Por otra parte, este proceso de pérdida y renuncia puede verse también como una suerte de “inversión”; pues a partir de ella, se obtienen una serie de “beneficios” que podemos llamar más apropiadamente privilegios. Pero esa renuncia implica una enorme represión del mundo de sus afectos y sentimientos pues estos no desaparecen, si no que se forma una vigilancia represiva inconsciente que impide su libre expresión. Una suerte de policía 24/7 de las emociones desde las etapas más tempranas de la niñez. 

Dicho proceso es permanentemente reforzado por los mensajes sociales que permanentemente hacen saber a los niños varones que tener miedo, pena, vergüenza y expresarlos públicamente implican el riesgo de perder masculinidad, de perder identidad. Y entonces, los varones aprenden que la masculinidad se puede perder.

Durante la adolescencia, etapa clave para la formación de la identidad masculina, se produce una fuerte necesidad de afirmación de la identidad. Esto se evidencia en la importancia que los adolescentes varones atribuyen a la masculinidad plena de los compañeros, a diferencia de las mujeres. En esta etapa aparecen una serie de mandatos relacionados a la necesidad de demostrar que se es un hombre en relación al logro de los atributos socialmente hegemónicos de la masculinidad. En esta etapa el sistema de sexo-género demanda que la masculinidad sea actuada bajo los criterios hegemónicos de dureza, violencia, sexualidad irrefrenable, etc. En esta etapa es que se aprende que la masculinidad debe ser permanentemente escenificada, so pena de pérdida.

Así, se refuerza la competitividad constantemente. Se compite por demostrar quién es más hombre en los términos del sistema. O sea: quién tiene más parejas, quién pelea mejor, quién es más capaz de dominar a más hombres, quién tiene el pene más grande, etc. En esta etapa, probablemente más que ninguna otra, el que no logra alcanzar los atributos de la masculinidad, no sería un hombre verdadero. Y quien no es un hombre verdadero, entonces es un homosexual, o una mujer4.

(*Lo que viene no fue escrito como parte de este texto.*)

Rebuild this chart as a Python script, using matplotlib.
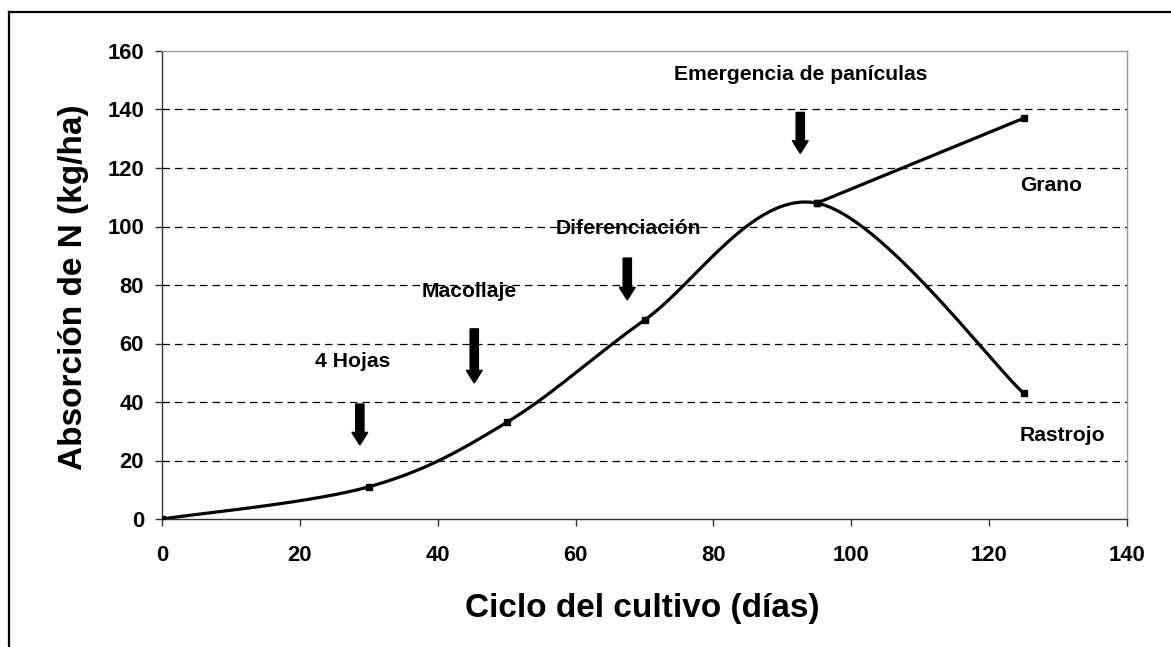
import numpy as np
import matplotlib
matplotlib.use("Agg")
import matplotlib.pyplot as plt
from matplotlib.patches import FancyArrow
from matplotlib.lines import Line2D

# ---- data ----
dias_rastrojo = [0, 30, 50, 70, 95, 125]
n_rastrojo = [0, 11, 33, 68, 108, 43]
dias_grano = [95, 125]
n_grano = [108, 137]

etapas = ["4 Hojas", "Macollaje", "Diferenciación", "Emergencia de panículas"]
etapa_x = [27.7, 44.6, 67.6, 92.7]
etapa_txt_y = [52.0, 75.9, 97.4, 150.1]
flecha_x = [28.7, 45.3, 67.5, 92.6]
flecha_top = [39.3, 65.0, 89.2, 139.0]
flecha_tip = [25.3, 46.5, 74.9, 125.0]

series_labels = ["Grano", "Rastrojo"]
series_label_x = [129.0, 130.7]
series_label_y = [112.1, 26.7]

xticks = [0, 20, 40, 60, 80, 100, 120, 140]
yticks = [0, 20, 40, 60, 80, 100, 120, 140, 160]

FONT = "Liberation Sans"


def excel_smooth(x, y, t=1.0 / 6.0, n=60):
    P = np.column_stack([x, y]).astype(float)
    m = len(P)
    out = []
    for i in range(m - 1):
        p0 = P[i - 1] if i > 0 else P[i]
        p1 = P[i]
        p2 = P[i + 1]
        p3 = P[i + 2] if i + 2 < m else P[i + 1]
        c1 = p1 + (p2 - p0) * t
        c2 = p2 - (p3 - p1) * t
        s = np.linspace(0, 1, n)[:, None]
        seg = ((1 - s) ** 3) * p1 + 3 * s * (1 - s) ** 2 * c1 + 3 * s ** 2 * (1 - s) * c2 + s ** 3 * p2
        out.append(seg if i == 0 else seg[1:])
    out = np.vstack(out)
    return out[:, 0], out[:, 1]


fig = plt.figure(figsize=(11.71, 6.47), dpi=100)
ax = fig.add_axes([162 / 1171, 1 - 519 / 647, (1127 - 162) / 1171, (519 - 51) / 647])

ax.set_xlim(0, 140)
ax.set_ylim(0, 160)

# grid
for yv in yticks[1:-1]:
    ax.axhline(yv, color="black", lw=0.9, ls=(0, (6, 4)), zorder=1)

# curves
sx, sy = excel_smooth(dias_rastrojo, n_rastrojo)
ax.plot(sx, sy, color="black", lw=2.3, zorder=3, solid_capstyle="round")
ax.plot(dias_rastrojo, n_rastrojo, ls="none", marker="s", ms=4.5, color="black", zorder=4)
ax.plot(dias_grano, n_grano, color="black", lw=2.3, marker="s", ms=4.5, zorder=3)

# arrows
for x, top, tip in zip(flecha_x, flecha_top, flecha_tip):
    ax.add_patch(FancyArrow(x, top, 0, tip - top, width=1.2, head_width=2.3,
                            head_length=4.3, length_includes_head=True,
                            color="black", zorder=5))

# stage labels
for lab, x, y in zip(etapas, etapa_x, etapa_txt_y):
    ax.text(x, y, lab, ha="center", va="baseline", fontsize=15.2,
            fontweight="bold", family=FONT, zorder=6)
for lab, x, y in zip(series_labels, series_label_x, series_label_y):
    ax.text(x, y, lab, ha="center", va="baseline", fontsize=15.2,
            fontweight="bold", family=FONT, zorder=6)

# spines
ax.spines["left"].set_color("#333333")
ax.spines["bottom"].set_color("#333333")
ax.spines["top"].set_color("#999999")
ax.spines["right"].set_color("#999999")
for s in ax.spines.values():
    s.set_linewidth(1.0)

ax.set_xticks(xticks)
ax.set_yticks(yticks)
ax.set_xticklabels([str(v) for v in xticks], fontsize=15.8, fontweight="bold", family=FONT)
ax.set_yticklabels([str(v) for v in yticks], fontsize=15.8, fontweight="bold", family=FONT)
ax.tick_params(axis="x", direction="out", length=5, width=1, color="#333333", pad=14)
ax.tick_params(axis="y", direction="out", length=5, width=1, color="#333333", pad=8)

fig.text(642 / 1171, 1 - 608 / 647, "Ciclo del cultivo (días)", ha="center", va="center",
         fontsize=24, fontweight="bold", family=FONT)
fig.text(74 / 1171, 1 - 287 / 647, "Absorción de N (kg/ha)", ha="center", va="center",
         rotation=90, fontsize=24, fontweight="bold", family=FONT)

# outer frame (left and top visible)
fig.add_artist(Line2D([9 / 1171, 9 / 1171], [0, 1 - 12 / 647], color="black", lw=1.6,
                      transform=fig.transFigure))
fig.add_artist(Line2D([9 / 1171, 1], [1 - 12 / 647, 1 - 12 / 647], color="black", lw=1.6,
                      transform=fig.transFigure))

fig.savefig("out.png", dpi=100)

En la relación con las mujeres, la masculinidad necesita ser actuada también para ser afirmada, especialmente en el terreno erótico/sexual. En este sentido, las mujeres fuera de la familia pasaran a tener el papel de “dadoras” de masculinidad en la medida que reconozcan al varón como una pareja (a largo plazo o momentánea) potencial. Esta posición otorgaría a las mujeres un poder clave en el sistema de género pues estas podrían otorgar o negar masculinidad a los varones. 

Sin embargo, es importante remarcar que precisamente por el mismo sistema de sexo-género en el que lo asociado a lo masculino adquiere un mayor valor que lo femenino, dicho papel y dicho poder son generalmente ignorados. Por ello, desde el mandado social masculino de sexualidad irrefrenable, la negación de una mujer a tener acercamientos sexuales/eróticos con un varón no cabe como posibilidad dentro del sistema de interrelaciones concebido como “natural”. En este caso primaría el acceso al cuerpo de las mujeres por la vía de la violencia como un camino percibido como “justo” desde la aprendida superioridad masculina.

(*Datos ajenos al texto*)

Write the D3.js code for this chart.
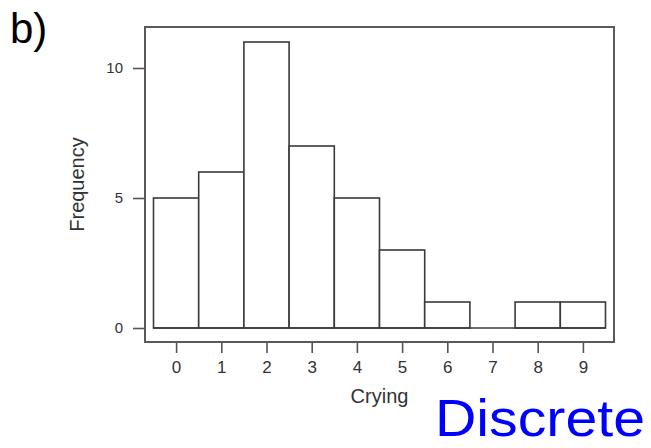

En resumen, el entorno social genera y refuerza mediante un claro sistema de castigos y premios aquellos comportamientos que se entienden como tradicionalmente masculinos. En este contexto, la agresividad por ejemplo sería uno de los principales marcadores de la masculinidad. La capacidad de ejercer poder sobre otros sujetos (especialmente aquellos leídos socialmente como femeninos) sería uno de los principales marcadores de la masculinidad y el proceso de aprendizaje de la misma es un proceso largo, tedioso y pleno de negación, miedos y vergüenzas. Los varones aprenden a ser violentos con violencia. Y en el centro de la violencia machista, vive la masculinidad hegemónica.